C’est dans ces contrées-là quand il y avait encore des faiseurs de déserts que commence “La geste d’Areu, voleur de vies”, mais il est trop tard ce soir pour que je vous conte cette première fois. Restaurons-nous ! »

Lia osa poser la question que tous avaient sur la langue :

« Errant combien de temps resteras-tu ? Auras-tu le temps de nous conter la geste en son entier ?

— Il y a ici plus de dix clans, d’autres vont encore arriver, nous restons habituellement une ou deux soirées dans un clan, nous resterons aussi longtemps que nous serons les bienvenus jusqu’à la fin de la Tripade, sauf si Oushka décide que nous devons partir avant. Quant à la geste, je l’ai dit, personne ne la conte jamais en entier. »

C’est ainsi que ce premier soir, je n’entendis de “La geste d’Areu, voleur de vies”, que : « La première fois, c’était il y a très longtemps et c’était très, très, loin au sud.

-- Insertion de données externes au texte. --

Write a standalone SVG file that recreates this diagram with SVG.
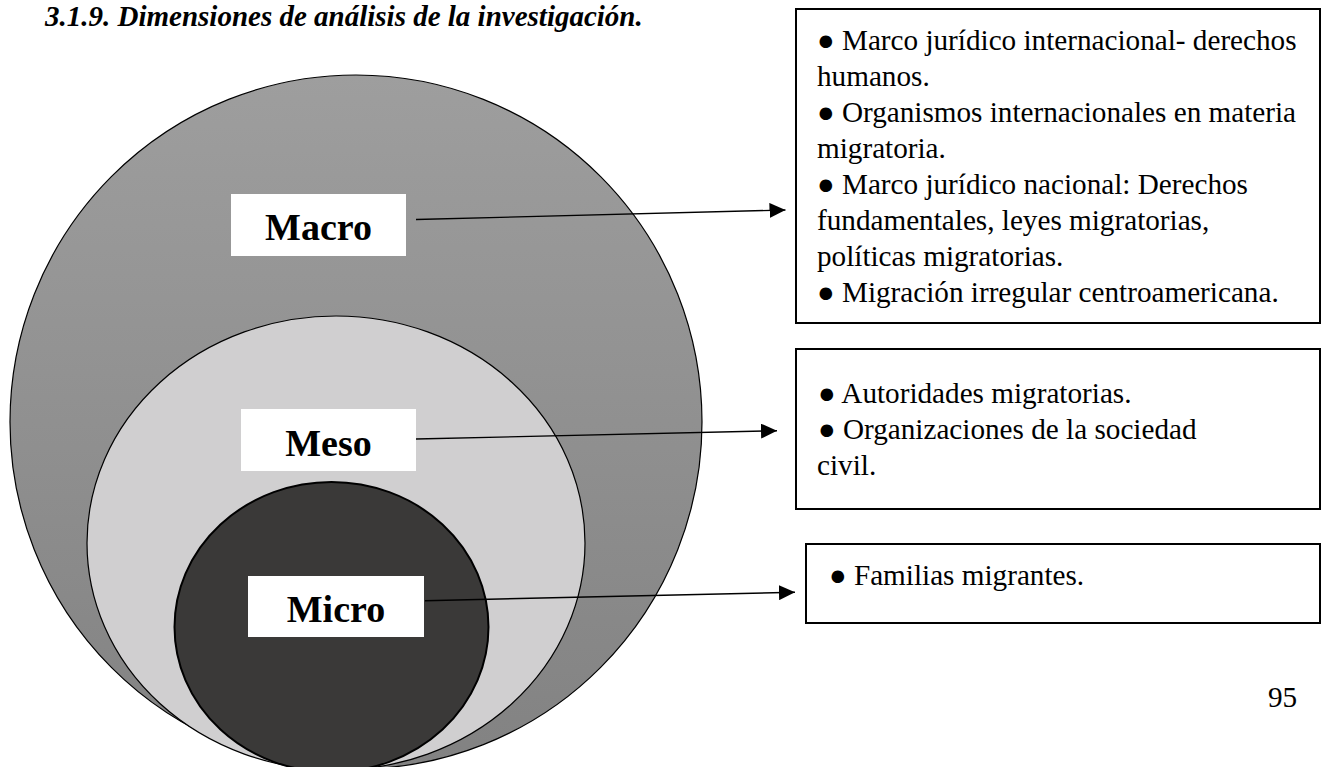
<svg xmlns="http://www.w3.org/2000/svg" width="1322" height="767" viewBox="0 0 1322 767">
  <defs>
    <linearGradient id="gOuter" x1="0" y1="0" x2="0" y2="1">
      <stop offset="0" stop-color="#9e9e9e"/>
      <stop offset="1" stop-color="#828282"/>
    </linearGradient>
    <marker id="arrow" markerUnits="userSpaceOnUse" markerWidth="16" markerHeight="15" refX="16" refY="7.5" orient="auto">
      <path d="M0,0 L16,7.5 L0,15 Z" fill="#000"/>
    </marker>
    <style>
      .lbl { fill: #ffffff; stroke: none; }
      .lbltxt { font-family: "Liberation Serif", "Times New Roman", serif; font-weight: bold; font-size: 38px; fill: #000; text-anchor: middle; }
      .box { fill: #ffffff; stroke: #000; stroke-width: 2; }
      .bt { font-family: "Liberation Serif", "Times New Roman", serif; font-size: 29.2px; fill: #000; }
      .title { font-family: "Liberation Serif", "Times New Roman", serif; font-size: 29px; font-weight: bold; font-style: italic; fill: #000; }
      .conn { stroke: #000; stroke-width: 1.4; fill: none; }
    </style>
  </defs>

  <rect x="0" y="0" width="1322" height="767" fill="#ffffff"/>

  <text class="title" x="45" y="26">3.1.9. Dimensiones de análisis de la investigación.</text>

  <g id="macro">
    <ellipse cx="356" cy="422" rx="346" ry="347" fill="url(#gOuter)" stroke="#000" stroke-width="1.2"/>
    <rect class="lbl" x="231" y="194" width="175" height="62"/>
    <text class="lbltxt" x="318.5" y="240">Macro</text>
  </g>

  <g id="meso">
    <ellipse cx="336" cy="543" rx="249" ry="227" fill="#d0cfd0" stroke="#000" stroke-width="1.2"/>
    <rect class="lbl" x="241" y="409" width="175" height="62"/>
    <text class="lbltxt" x="328.5" y="456">Meso</text>
  </g>

  <g id="micro">
    <ellipse cx="331.5" cy="627" rx="157" ry="145" fill="#3a3938" stroke="#000" stroke-width="2"/>
    <rect class="lbl" x="248" y="576" width="176" height="61"/>
    <text class="lbltxt" x="336" y="622">Micro</text>
  </g>

  <g id="box-macro">
    <rect class="box" x="796" y="9" width="524" height="314"/>
    <text class="bt" x="817" y="50">● Marco jurídico internacional- derechos</text>
    <text class="bt" x="817" y="86">humanos.</text>
    <text class="bt" x="817" y="122">● Organismos internacionales en materia</text>
    <text class="bt" x="817" y="158">migratoria.</text>
    <text class="bt" x="817" y="194">● Marco jurídico nacional: Derechos</text>
    <text class="bt" x="817" y="229.5">fundamentales, leyes migratorias,</text>
    <text class="bt" x="817" y="265.5">políticas migratorias.</text>
    <text class="bt" x="817" y="301.5">● Migración irregular centroamericana.</text>
  </g>

  <g id="box-meso">
    <rect class="box" x="796" y="349" width="524" height="160"/>
    <text class="bt" x="818" y="403">● Autoridades migratorias.</text>
    <text class="bt" x="818" y="439">● Organizaciones de la sociedad</text>
    <text class="bt" x="817" y="475">civil.</text>
  </g>

  <g id="box-micro">
    <rect class="box" x="806" y="544" width="514" height="79"/>
    <text class="bt" x="829" y="585">● Familias migrantes.</text>
  </g>

  <g id="connectors">
    <line class="conn" x1="416" y1="219.5" x2="785.5" y2="210" marker-end="url(#arrow)"/>
    <line class="conn" x1="416" y1="439" x2="777" y2="430.7" marker-end="url(#arrow)"/>
    <line class="conn" x1="425" y1="600.7" x2="795" y2="592.3" stroke-width="2.2" marker-end="url(#arrow)"/>
  </g>

  <text class="bt" x="1268" y="707">95</text>
</svg>
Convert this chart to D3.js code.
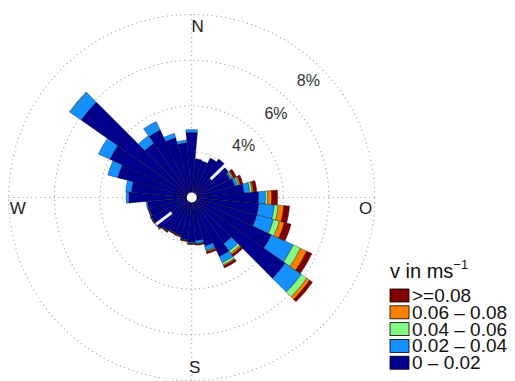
<!DOCTYPE html>
<html>
<head>
<meta charset="utf-8">
<script src="https://cdn.jsdelivr.net/npm/d3@7/dist/d3.min.js"></script>
<style>
  body { margin: 0; background: #fff; }
  svg { display: block; font-family: 'Liberation Sans', Arial, sans-serif; }
</style>
</head>
<body>
<svg id="chart" width="515" height="381"></svg>
<script>
// direction of each sector (degrees, clockwise from N)
const directions = [0, 10, 20, 30, 40, 50, 60, 70, 80, 90, 100, 110, 120, 130, 140, 150, 160, 170,
  180, 190, 200, 210, 220, 230, 240, 250, 260, 270, 280, 290, 300, 310, 320, 330, 340, 350];

// frequency (%) per speed class, one value per direction
const speed0 = [2.85, 1.7, 1.65, 1.9, 2.05, 1.95, 1.85, 1.95, 2.3, 2.93, 2.95, 2.95, 3.85, 5.0, 2.45, 2.85, 2.2, 1.9,
  1.95, 1.85, 1.72, 1.7, 1.8, 1.9, 1.95, 1.92, 1.95, 2.75, 2.65, 3.35, 3.95, 5.9, 2.9, 3.25, 2.7, 2.4];
const speed1 = [0.12, 0, 0, 0, 0, 0, 0.08, 0.12, 0.25, 0.3, 0.68, 0.75, 1.05, 0.85, 0.4, 0.3, 0.2, 0.12,
  0.05, 0.03, 0.02, 0.02, 0.02, 0.02, 0.02, 0.03, 0.05, 0.12, 0.25, 0.45, 0.55, 0.6, 0.4, 0.42, 0.2, 0.12];
const speed2 = [0, 0, 0, 0, 0, 0, 0.05, 0.07, 0.1, 0.1, 0.17, 0.27, 0.35, 0.3, 0.12, 0.1, 0.03, 0.02,
  0.01, 0.01, 0.01, 0.01, 0.01, 0.01, 0, 0, 0, 0, 0, 0, 0, 0.03, 0, 0, 0, 0];
const speed3 = [0, 0, 0, 0, 0, 0, 0.05, 0.06, 0.06, 0.17, 0.25, 0.23, 0.3, 0.15, 0.08, 0.05, 0.04, 0.02,
  0.01, 0.01, 0.01, 0.01, 0.01, 0.01, 0, 0, 0, 0, 0, 0, 0, 0, 0, 0, 0, 0];
const speed4 = [0, 0, 0, 0, 0, 0, 0.12, 0.12, 0.15, 0.26, 0.25, 0.3, 0.25, 0.15, 0.1, 0.1, 0.08, 0.04,
  0.04, 0.04, 0.04, 0.03, 0.03, 0.03, 0.03, 0.02, 0, 0, 0, 0, 0, 0, 0, 0, 0, 0];

const speedClasses = ['0 \u2013 0.02', '0.02 \u2013 0.04', '0.04 \u2013 0.06', '0.06 \u2013 0.08', '>=0.08'];
const classColors = ['#00008c', '#1490ff', '#84f884', '#ff8000', '#800000'];

const ringValues = [2, 4, 6, 8];
const ringLabels = ['4%', '6%', '8%'];
const compassLabels = ['N', 'O', 'S', 'W'];

// white slits visible in the rose: [angle, from %, to %]
const slits = [[46, 1.15, 2.05], [233, 1.1, 1.95]];

const cx = 191.7;
const cy = 197.5;
const outerR = 183;
const sectorWidth = 10;

const svg = d3.select('#chart');
const r = d3.scaleLinear().domain([0, 8]).range([0, outerR]);
const rad = (deg) => (deg * Math.PI) / 180;

const table = directions.map((dir, i) => ({
  dir: dir,
  s0: speed0[i], s1: speed1[i], s2: speed2[i], s3: speed3[i], s4: speed4[i],
}));
const keys = ['s0', 's1', 's2', 's3', 's4'];
const stacked = d3.stack().keys(keys)(table);

const root = svg.append('g').attr('transform', `translate(${cx},${cy})`);

// grid
const grid = root.append('g')
  .attr('fill', 'none')
  .attr('stroke', '#a8a8a8')
  .attr('stroke-width', 1.1)
  .attr('stroke-dasharray', '1.2,3.3');
grid.selectAll('circle')
  .data(ringValues)
  .join('circle')
  .attr('r', (d) => r(d));
grid.append('line').attr('x1', -outerR).attr('x2', outerR).attr('y1', 0).attr('y2', 0);
grid.append('line').attr('y1', -outerR).attr('y2', outerR).attr('x1', 0).attr('x2', 0);

// bars
const arc = d3.arc()
  .innerRadius((d) => r(d[0]))
  .outerRadius((d) => r(d[1]))
  .startAngle((d) => rad(d.data.dir - sectorWidth / 2))
  .endAngle((d) => rad(d.data.dir + sectorWidth / 2));

root.append('g')
  .selectAll('g')
  .data(stacked)
  .join('g')
  .attr('fill', (d, i) => classColors[i])
  .selectAll('path')
  .data((d) => d.filter((p) => p[1] - p[0] > 0))
  .join('path')
  .attr('d', arc)
  .attr('stroke', '#000')
  .attr('stroke-opacity', 0.55)
  .attr('stroke-width', 0.6);

// slits
root.append('g')
  .selectAll('line')
  .data(slits)
  .join('line')
  .attr('x1', (d) => r(d[1]) * Math.sin(rad(d[0])))
  .attr('y1', (d) => -r(d[1]) * Math.cos(rad(d[0])))
  .attr('x2', (d) => r(d[2]) * Math.sin(rad(d[0])))
  .attr('y2', (d) => -r(d[2]) * Math.cos(rad(d[0])))
  .attr('stroke', '#fff')
  .attr('stroke-width', 3);

// centre hole
root.append('circle').attr('r', 5).attr('fill', '#fff');

// ring labels along 45 degrees
root.append('g')
  .selectAll('text')
  .data(ringLabels)
  .join('text')
  .attr('x', (d, i) => (r(ringValues[i + 1]) - 18) * Math.SQRT1_2)
  .attr('y', (d, i) => -(r(ringValues[i + 1]) - 18) * Math.SQRT1_2)
  .attr('text-anchor', 'middle')
  .attr('dominant-baseline', 'central')
  .attr('font-size', 16)
  .attr('fill', '#333')
  .text((d) => d);

// compass labels
const compassPos = { N: [6, -171], O: [174, 11], S: [3, 170], W: [-174, 11] };
root.append('g')
  .selectAll('text')
  .data(compassLabels)
  .join('text')
  .attr('x', (d) => compassPos[d][0])
  .attr('y', (d) => compassPos[d][1])
  .attr('text-anchor', 'middle')
  .attr('dominant-baseline', 'central')
  .attr('font-size', 17)
  .attr('fill', '#222')
  .text((d) => d);

// legend
const legend = svg.append('g').attr('transform', 'translate(390,295.5)');
const title = legend.append('text')
  .attr('x', 0)
  .attr('y', -17.5)
  .attr('font-size', 20)
  .attr('fill', '#111');
title.append('tspan').text('v in ms');
title.append('tspan').attr('font-size', 13).attr('dy', -9).text('\u22121');

const rows = speedClasses.map((label, i) => ({ label: label, color: classColors[i] })).reverse();
const item = legend.selectAll('g.item')
  .data(rows)
  .join('g')
  .attr('class', 'item')
  .attr('transform', (d, i) => `translate(0,${i * 16.8})`);
item.append('rect')
  .attr('x', 0)
  .attr('y', -6.5)
  .attr('width', 19)
  .attr('height', 13)
  .attr('fill', (d) => d.color)
  .attr('stroke', '#000')
  .attr('stroke-width', 0.8);
item.append('text')
  .attr('x', 22)
  .attr('y', 0)
  .attr('dominant-baseline', 'central')
  .attr('font-size', 19)
  .attr('fill', '#111')
  .text((d) => d.label);
</script>
</body>
</html>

Cela date du temps où les faiseurs de déserts existaient encore. »

¤¤¤

Notes :

* Lakka ➢ Lakka, Liqueur finnoise (d’une vingtaine de degrés) obtenue par macération dans l’alcool de lakkas, baies également dénommées mûres arctiques en Finlande ; chicouté, margot, mûre blanche, ronce des tourbières, plaquebière (déformation de « plat de bièvre », c'est-à-dire nourriture de castor) au Québec ; platebière ou plate-bière (idem) à Saint-Pierre-et-Miquelon.